Limerick hospital was worst for overcrowding in 2017

Phil Ni Sheaghdha
INMO secretary general Phil Ni Sheaghdha

University Hospital Limerick (UHL) ended the year with an unwanted record of having the highest number of patients unable to access beds during 2017.

Heading into the final weekend of the year, the Irish Nurses and Midwives Organisation (INMO) trolley and ward watch figures showed UHL with the highest annual number of 8,869 patients who were forced to wait on trolleys or in makeshift beds.

The Limerick figures were considerably worse than Cork University Hospital and University Hospital Galway which recorded 6,815 and 6,563 respectively. The Mater University Hospital was the most overcrowded hospital in Dublin with 5,238 patients on trolleys during 2017.

Overall, throughout 2017 a total of  98,981 admitted patients were recorded as awaiting a hospital bed.

Newly appointed INMO General Secretary Phil Ni Sheaghdha called on the HSE to explain how the predictable increases in emergency department admissions remain outside of the scope of hospitals to manage and control.

“Overcrowding in late December and early January is getting worse.
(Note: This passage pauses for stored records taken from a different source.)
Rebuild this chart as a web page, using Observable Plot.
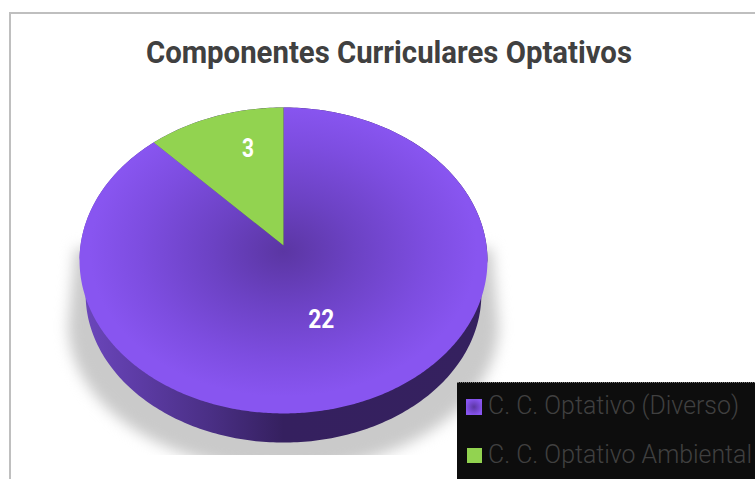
<!DOCTYPE html>
<html><head><meta charset="utf-8">
<script src="https://cdn.jsdelivr.net/npm/d3@7"></script>
<script src="https://cdn.jsdelivr.net/npm/@observablehq/plot@0.6"></script>
<style>
html,body{margin:0;padding:0;background:#fff;width:755px;height:479px;overflow:hidden;position:relative}
#border{position:absolute;left:9px;top:12px;right:0;bottom:0;border-left:2px solid #bfbfbf;border-top:2px solid #bfbfbf}
#chart{position:absolute;left:0;top:0}
#chart svg{background:transparent;display:block}
.blur{filter:blur(7px)}
#legend{position:absolute;left:457px;top:382px;width:298px;height:97px;background:#0d0d0d;border-top:1px dotted #777;box-sizing:border-box}
#legend svg{position:absolute;left:0;top:0;overflow:visible}
#legend i{position:absolute;display:block}
</style></head><body>
<div id="border"></div><div id="chart"></div><div id="legend"></div>
<script>
const categories = ["C. C. Optativo (Diverso)", "C. C. Optativo Ambiental"];
const values = [22, 3];
const title = "Componentes Curriculares Optativos";

// layout, in units of the disc (x and y run -1..1 across its top face)
const tilt = 0.098, labelX = [0.185, -0.174], labelY = [0.386, -0.732];
const depth = 0.97, lowerShift = 0.22;
const bottomClip = 1.2745;

const project = (a, r = 1) => {
  const u = r * Math.sin(a), v = -r * Math.cos(a), d = 1 - tilt * v;
  return {x: 0.995 * u / d, y: -tilt + 0.99 * v / d};
};
const arcs = d3.pie().sort(null)(values);
const slices = arcs.flatMap((s, i) => {
  const n = Math.max(2, Math.ceil((s.endAngle - s.startAngle) / 0.01));
  const pts = d3.range(n + 1).map(k => project(s.startAngle + (s.endAngle - s.startAngle) * k / n));
  return [project(0, 0), ...pts].map(p => ({...p, slice: categories[i]}));
});
const ang = d3.range(0, 361).map(d => d * Math.PI / 180);
// side wall: the upper half of the top face joined to the lower half of the bottom face
const side = [
  ...ang.filter(a => Math.cos(a) >= 0).map(a => ({x: Math.sin(a), y: -Math.cos(a)})),
  ...ang.filter(a => Math.cos(a) < 0).map(a => ({x: depth * Math.sin(a), y: lowerShift + depth * -Math.cos(a)}))
].sort((a, b) => Math.atan2(a.x, -(a.y - lowerShift / 2)) - Math.atan2(b.x, -(b.y - lowerShift / 2)));
// soft shadow under the disc
const shadow = [
  ...ang.filter(a => a >= Math.PI / 2 && a <= 3 * Math.PI / 2).map(a => ({x: 1.055 * Math.sin(a), y: 0.42 + 0.95 * -Math.cos(a)})),
  {x: -1.02, y: -0.08}, {x: 1.02, y: -0.08}
];
const mask = [{x1: -1.2, x2: 1.2, y1: bottomClip, y2: 1.5}];

function defs() {
  const d = d3.create("svg:defs");
  const stops = (g, s) => s.forEach(([o, c]) => g.append("stop").attr("offset", o).attr("stop-color", c));
  stops(d.append("radialGradient").attr("id", "top").attr("cx", .5).attr("cy", .47).attr("r", .5),
    [[0, "#5b36a3"], [.35, "#6c42c4"], [.7, "#7d4de0"], [.95, "#8855f0"], [1, "#8855f0"]]);
  stops(d.append("linearGradient").attr("id", "wall"),
    [[0, "#6c47bd"], [.15, "#5c3ba4"], [.32, "#4a2f85"], [.5, "#35205f"], [1, "#35215f"]]);
  return d.node();
}

const plot = Plot.plot({
  width: 755, height: 479, margin: 0,
  x: {domain: [-1, 1], range: [79, 487], axis: null},
  y: {domain: [-1, 1], range: [107, 413], axis: null},
  style: {background: "transparent"},
  marks: [
    defs,
    Plot.line(shadow, {x: "x", y: "y", fill: "#cacaca", stroke: "none", className: "blur"}),
    Plot.rect(mask, {x1: "x1", x2: "x2", y1: "y1", y2: "y2", fill: "white"}),
    Plot.line(side, {x: "x", y: "y", fill: "url(#wall)", stroke: "none"}),
    Plot.line(slices.filter(d => d.slice === categories[0]), {x: "x", y: "y", fill: "url(#top)", stroke: "none"}),
    Plot.line(slices.filter(d => d.slice === categories[1]), {x: "x", y: "y", fill: "#92d350", stroke: "none"}),
    Plot.text(values, {x: (d, i) => labelX[i], y: (d, i) => labelY[i], text: d => String(d), fill: "white",
      fontSize: 25, fontWeight: 700, fontFamily: "Roboto", className: "lab"}),
    Plot.text([title], {x: [0.517], y: [-1.36], text: d => d, fill: "#404040", className: "title",
      fontSize: 32, fontWeight: 700, fontFamily: "Roboto"})
  ]
});
document.getElementById("chart").append(plot);
// the reference's faces are condensed: fit the real text to the measured widths
const squeeze = (t, w) => { t.setAttribute("textLength", w); t.setAttribute("lengthAdjust", "spacingAndGlyphs"); };
squeeze(plot.querySelector(".title text"), 486);
plot.querySelectorAll(".lab text").forEach((t, i) => squeeze(t, [26, 12][i]));

const fills = ["radial-gradient(circle,#5b36a3 0,#8855f0 75%)", "#92d350"];
const widths = [251, 264];
const lg = document.getElementById("legend");
categories.forEach((c, i) => {
  const s = document.createElement("i");
  s.style.cssText = `left:${i ? 10 : 9}px;top:${i ? 65 : 16}px;width:${i ? 15 : 16}px;height:${i ? 15 : 16}px;background:${fills[i]}`;
  const svg = d3.create("svg").attr("width", 298).attr("height", 97);
  const t = svg.append("text").attr("x", 31).attr("y", i ? 80 : 31).attr("fill", "#404040")
    .attr("font-family", "Roboto").attr("font-weight", 300).attr("font-size", 25).text(c);
  squeeze(t.node(), widths[i]);
  lg.append(s, svg.node());
});
</script></body></html>
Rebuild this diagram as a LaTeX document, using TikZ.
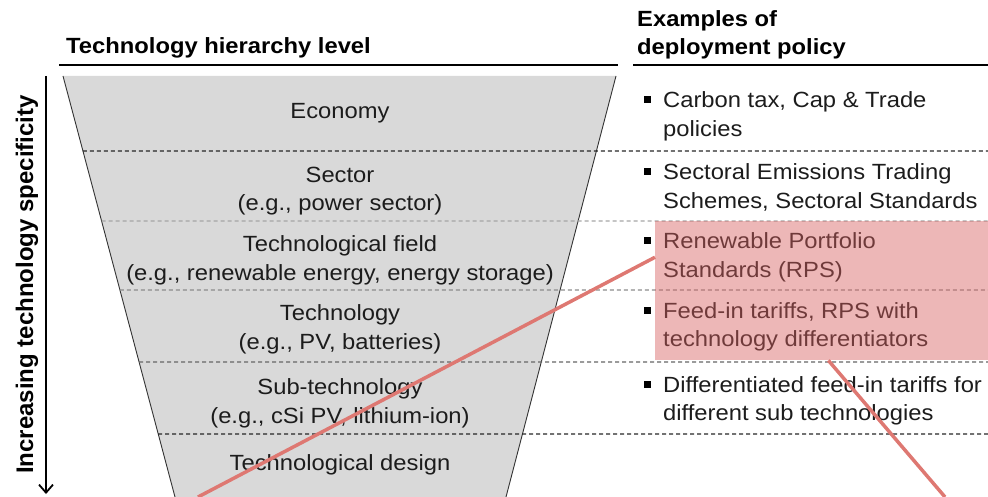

Despite investment in winter plans, smaller hospitals are now severely overcrowded which is manifestly unsafe and leads to higher cross infection and poorer outcomes for patients.

“Nursing staff, constantly working in this high pressure, unsafe environment, cannot be expected to put up with this obvious neglect of duty of care to them and the patients they try to care for any longer.

“It appears to me, that staff and patients, on the front line, were abandoned while the system shutdown for Christmas and the New Year,” she declared.

Ms Ni Sheaghdha, who takes over the role of Co-Chair of the HSE emergency department task force, said there is a system of de-escalation which is mandatory for hospitals to follow, before spreading overcrowding to the entire hospital.

She claimed that this system was abandoned during the Christmas period.

“Our figures show that on December 28 and 29, eleven of the 29 hospitals used their full capacity protocol and placed additional patients on wards. Under HSE policy, the Joint Chairs of the Task Force must be notified in advance of use of Full Capacity Protocol.

“I can confirm that no notification was provided, by any hospital, to me and that is proof enough to demonstrate an abandonment of the system for dealing with overcrowding. Immediate and dramatic action is now required if further misery and yet again, record-breaking overcrowding levels, are to be avoided as the New Year dawns,” she concluded.